Hi Yonik,
I was incorrect to describe it as _solr encoding_. Hoss suggested that
it might be a form error - I haven't checked this yet but it sound
plausible. What I called the _solr url encoding_ was the q= parameter
translated into <I'm not sure what> encoding in the url. As I mention in
my ps this translated value is not the same as when I use IE to post the
same form values.
You mentioned in another earlier post that q=h%c3%e9 would find
matching hits. My experience shows that while the UTF-8 encoded query
doesn't generate any exceptions, no results are matched.

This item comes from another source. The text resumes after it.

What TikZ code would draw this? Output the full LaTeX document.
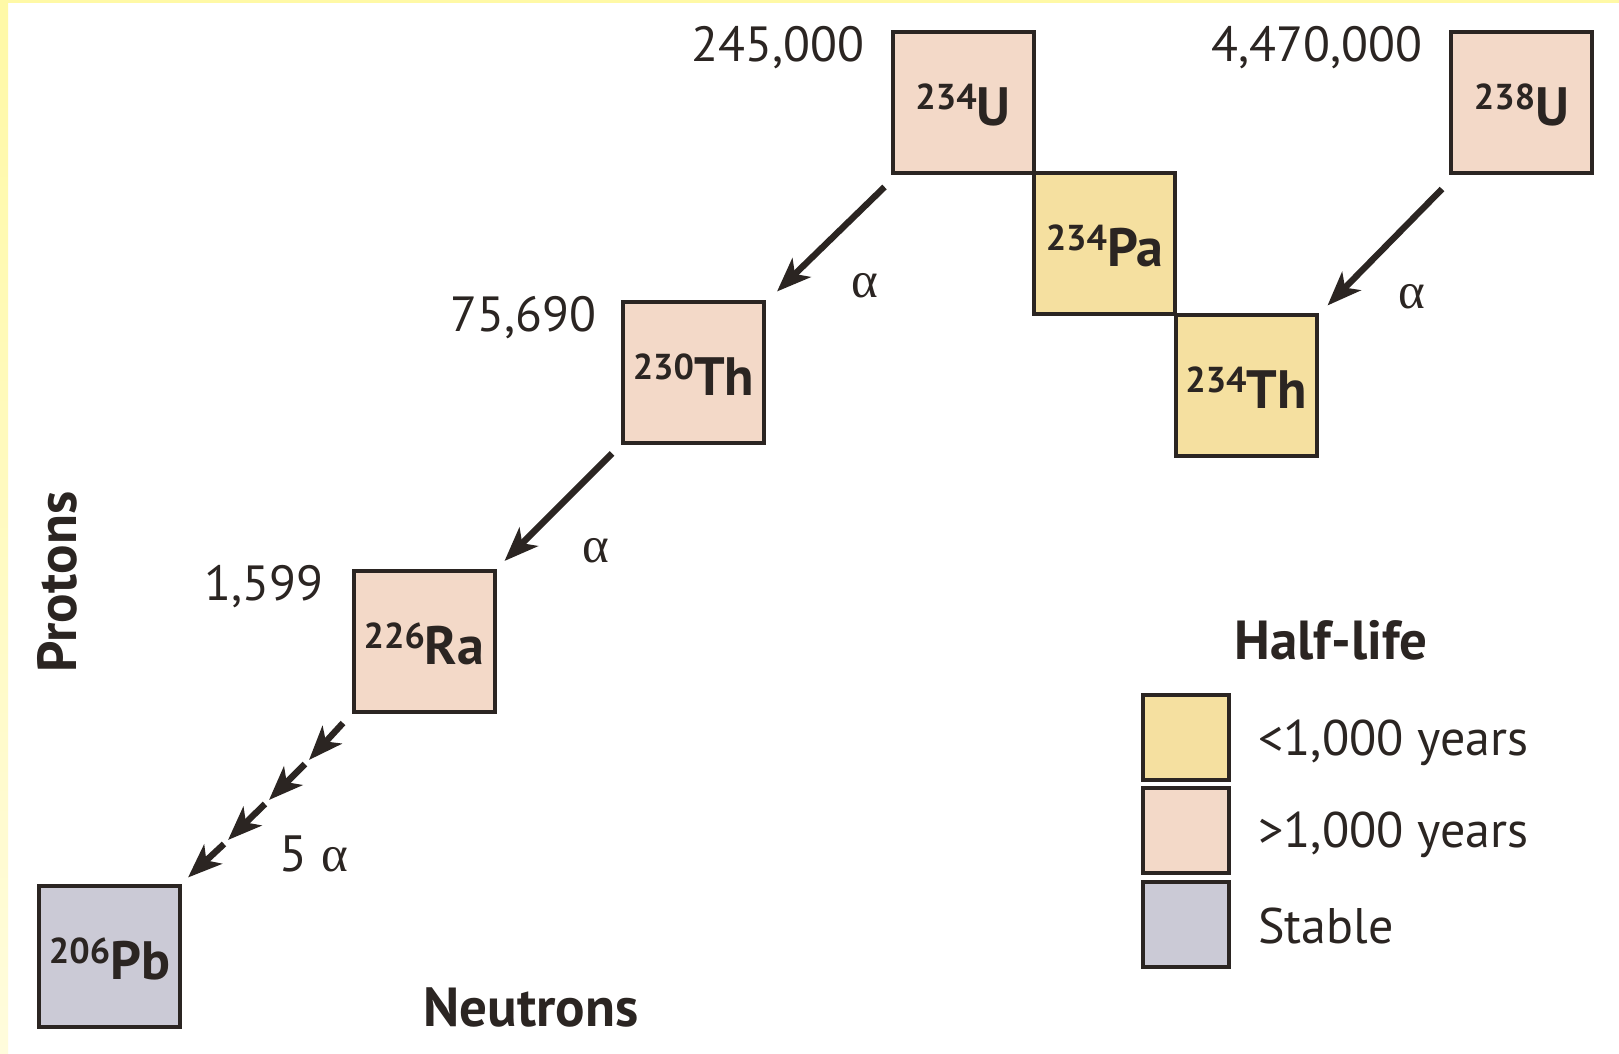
\documentclass[tikz,border=0pt]{standalone}
\usepackage{fontspec}
\setmainfont{PT Sans}
\newfontfamily\greekfont{Liberation Serif}
\usetikzlibrary{arrows.meta}

\definecolor{longlived}{HTML}{F3D9C8}
\definecolor{shortlived}{HTML}{F5E0A0}
\definecolor{stablecol}{HTML}{CBCAD6}
\definecolor{ink}{HTML}{2B2522}
\definecolor{frameyellow}{HTML}{FFF9A6}
\definecolor{framepale}{HTML}{FFFCDC}

% isotope label: mass number raised, element symbol large;
% the fixed box height puts the baseline a little below the centre
\newcommand\isolabel[2]{\raisebox{0pt}[23pt][0pt]{{\fontsize{18}{18}\selectfont\raisebox{8pt}{#1}}{\fontsize{27}{27}\selectfont #2}}}
\newcommand\alphasym{{\greekfont α}}

\begin{document}
\begin{tikzpicture}[x=0.5pt,y=-0.5pt,
  nuclide/.style={draw=ink, line width=2pt, minimum size=70.5pt, inner sep=0pt,
                  font=\bfseries, text=ink},
  keybox/.style={draw=ink, line width=2pt, minimum width=43pt, minimum height=42.5pt, inner sep=0pt},
  halflife/.style={font=\fontsize{24.7}{25}\selectfont, text=ink, inner sep=0pt},
  keytext/.style={font=\fontsize{25}{25}\selectfont, text=ink, inner sep=0pt, anchor=base west},
  decaylabel/.style={font=\fontsize{25.5}{26}\selectfont, text=ink, inner sep=0pt},
  axislabel/.style={font=\fontsize{27.5}{28}\selectfont\bfseries, text=ink, inner sep=0pt},
  decay/.style={draw=ink, line width=3.2pt, -{Stealth[length=17pt,width=13pt,inset=4.5pt]}}]

% page and its yellow frame
\fill[white] (0,0) rectangle (1619,1054);
\fill[frameyellow] (0,0) rectangle (1619,3);
\shade[top color=frameyellow, bottom color=framepale] (0,0) rectangle (8,1054);

% nuclides
\node[nuclide, fill=longlived]  (u234)  at (963,102.5)   {\isolabel{234}{U}};
\node[nuclide, fill=longlived]  (u238)  at (1521.5,102.5) {\isolabel{238}{U}};
\node[nuclide, fill=shortlived] (pa234) at (1104.5,243.5) {\isolabel{234}{Pa}};
\node[nuclide, fill=shortlived] (th234) at (1246,385)    {\isolabel{234}{Th}};
\node[nuclide, fill=longlived]  (th230) at (693.5,372)   {\isolabel{230}{Th}};
\node[nuclide, fill=longlived]  (ra226) at (424,641.5)   {\isolabel{226}{Ra}};
\node[nuclide, fill=stablecol]  (pb206) at (109.5,956)   {\isolabel{206}{Pb}};

% half-lives
\node[halflife, anchor=base east] (hu234)  at (865,62)   {245,000};
\node[halflife, anchor=base east] (hu238)  at (1423,62)  {4,470,000};
\node[halflife, anchor=base east] (hth230) at (597,331)  {75,690};
\node[halflife, anchor=base east] (hra226) at (324,600)  {1,599};

% alpha decays
\draw[decay] ([shift={(-6,12)}]u234.south west) -- ([shift={(11,-8)}]th230.north east);
\draw[decay] ([shift={(-7,14)}]u238.south west) -- ([shift={(9,-7)}]th234.north east);
\draw[decay] ([shift={(-9,9)}]th230.south west) -- ([shift={(8,-8)}]ra226.north east);

% chain of five alpha decays down to lead
\coordinate (c0) at (343,723);
\coordinate (c1) at (309,760);
\coordinate (c1s) at (305,764);
\coordinate (c2) at (269,800);
\coordinate (c2s) at (265,804);
\coordinate (c3) at (228,840);
\coordinate (c3s) at (224,844);
\draw[decay] (c0) -- (c1);
\draw[decay] (c1s) -- (c2);
\draw[decay] (c2s) -- (c3);
\draw[decay] (c3s) -- ([shift={(6,-6)}]pb206.north east);

\node[decaylabel] (a1) at (865,286) {\alphasym};
\node[decaylabel] (a2) at (1412,297) {\alphasym};
\node[decaylabel] (a3) at (596,551) {\alphasym};
\node[decaylabel] (a4) at (314,854) {5 \alphasym};

% axes
\node[axislabel, rotate=90] (protons) at (57,582) {Protons};
\node[axislabel] (neutrons) at (531,1007) {Neutrons};

% key
\node[axislabel] (keytitle) at (1331,640) {Half-life};
\node[keybox, fill=shortlived] (k1) at (1186,737.5) {};
\node[keybox, fill=longlived]  (k2) at (1186,830.5) {};
\node[keybox, fill=stablecol]  (k3) at (1186,924)   {};
\node[keytext] (t1) at (1258,755) {<1,000 years};
\node[keytext] (t2) at (1258,847) {>1,000 years};
\node[keytext] (t3) at (1258,943) {Stable};
\end{tikzpicture}
\end{document}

However
q=h%e9llo would find matching results (the result set I'd match in Luke).
So assuming that I can fix the form encoding errors so that the characters
are encoded as UTF-8, I believe that I would continue to return incorrect
results. Will cyrillic characters be treated any differently than the
diacritic in your example?
I have solr running in tomcat 5.5.17.
Thanks for all you help,
Tricia
On Tue, 18 Jul 2006, Yonik Seeley wrote:
On 7/18/06, Tricia Williams <[EMAIL PROTECTED]> wrote:
My sample query is: ...... (the english word _canada_
translated into russian) or
%D0%9A%D0%B0%D0%BD%D0%B0%D0%B4%D0%B0 (utf-8) or
%26%231050%3B%26%231072%3B%26%231085%3B%26%231072%3B%26%231076%3B%26%231072%3B
(solr url encoding)
Hi Tricia,
Could you clarify what you mean by "solr url encoding"? Where do you see
this?
The servlet container decodes URLs, and I'm not sure where in Solr
that URLs are encoded.
-Yonik